Class 17

Projects and More Visualization

Materials for class on

2024-10-24

Further Reading

No preparation reading was assigned, but we will/may refer to this material today:

Agenda

Today we’ll focus on:

  • hp1 work/troubleshooting time
  • more dataviz

Homework project 1 notes

  • make sure to be clear what you are trying to do/show with in text
  • use functions in a way that makes sense for your analysis, or “does something” - don’t just show that you can randomly do a join, do something with it

Scale Transformations

How would you represent something on a log scale, rather than a linear scale? For reference, the log(arithmic) scale is a way of transforming numbers that have equal spacing between exponents, such as 10, 100, 1000, etc. This is used for a variety of purposes, including the Richter magnitude scale (for earthquakes).

log(10, base = 10)
#> [1] 1
log(100, base = 10)
#> [1] 2
log(1000, base = 10)
#> [1] 3

Some data show an exponential pattern:

# create some exponential data 
set.seed(343)
df_exp <- tibble(x = letters, y = sort(rexp(26, rate = .1)))
ggplot(df_exp, aes(x = x, y = y, group = 1)) +
  geom_point() +
  geom_smooth(method = loess)

It doesn’t map well to a linear analysis:

ggplot(df_exp, aes(x = x, y = y, group = 1)) +
  geom_point() +
  geom_smooth(method = lm)

It can be useful to transform the values to a log scale. Depending on the purpose, this can be done by mutating the data, or by changing the axis scale:

ggplot(df_exp, aes(x = x, y = log(y), group = 1)) +
  geom_point() +
  geom_smooth(method = lm)

Using scale_y_log10(), the values are shown on the linear scale, but spaced according to the log scale:

ggplot(df_exp, aes(x = x, y = y, group = 1)) +
  geom_point() +
  scale_y_log10() +
  geom_smooth(method = lm)

There are many other transformations you can do with scales in ggplot2 depending on your use case, including custom ones. The reference is in the scales documentation. Here’s an example using a different log scale:

ggplot(df_exp, aes(x = x, y = y, group = 1)) +
  geom_point() +
  scale_y_continuous(transform = scales::log2_trans()) +
  geom_smooth(method = lm)

You can also change the coordinates, which is done after statistics. There is a good demonstration of these differences in the documentation of coord_trans.

Exploring bikes data

In order to setup the “bikes” data for the materials, use this code:

bikes <- readr::read_csv("https://raw.githubusercontent.com/z3tt/graphic-design-ggplot2/main/data/london-bikes-custom.csv",
  col_types = "Dcfffilllddddc"
)

bikes$season <- forcats::fct_inorder(bikes$season)

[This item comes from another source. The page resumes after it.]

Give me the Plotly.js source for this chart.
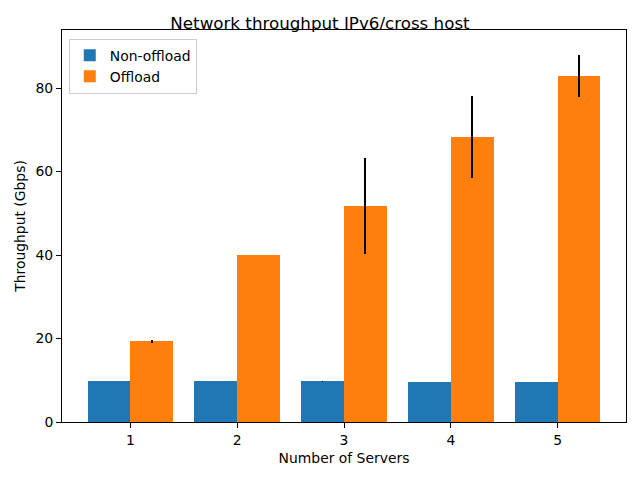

Example plot from the tutorial:

  ggplot(
    bikes,
    aes(x = temp_feel, y = count,
        color = season,
        group = day_night)
  ) +
  geom_point(
    alpha = .5
  ) +
  geom_smooth(
    method = "lm",
    color = "black"
  ) +
  labs(
    x = "Feels-like temperature (°F)",
    y = "Reported bike shares",
    title = "TfL bike sharing trends",
    color = "Season:"
  ) +
  theme(
  panel.grid.minor = element_blank(),
  plot.title = element_text(face = "bold"),
  legend.position = "top",
  plot.title.position = "plot"
)

Post-class material

We will use Cédric Scherer’s slides and work through those examples live in class. I will post any additional code from class here afterwards.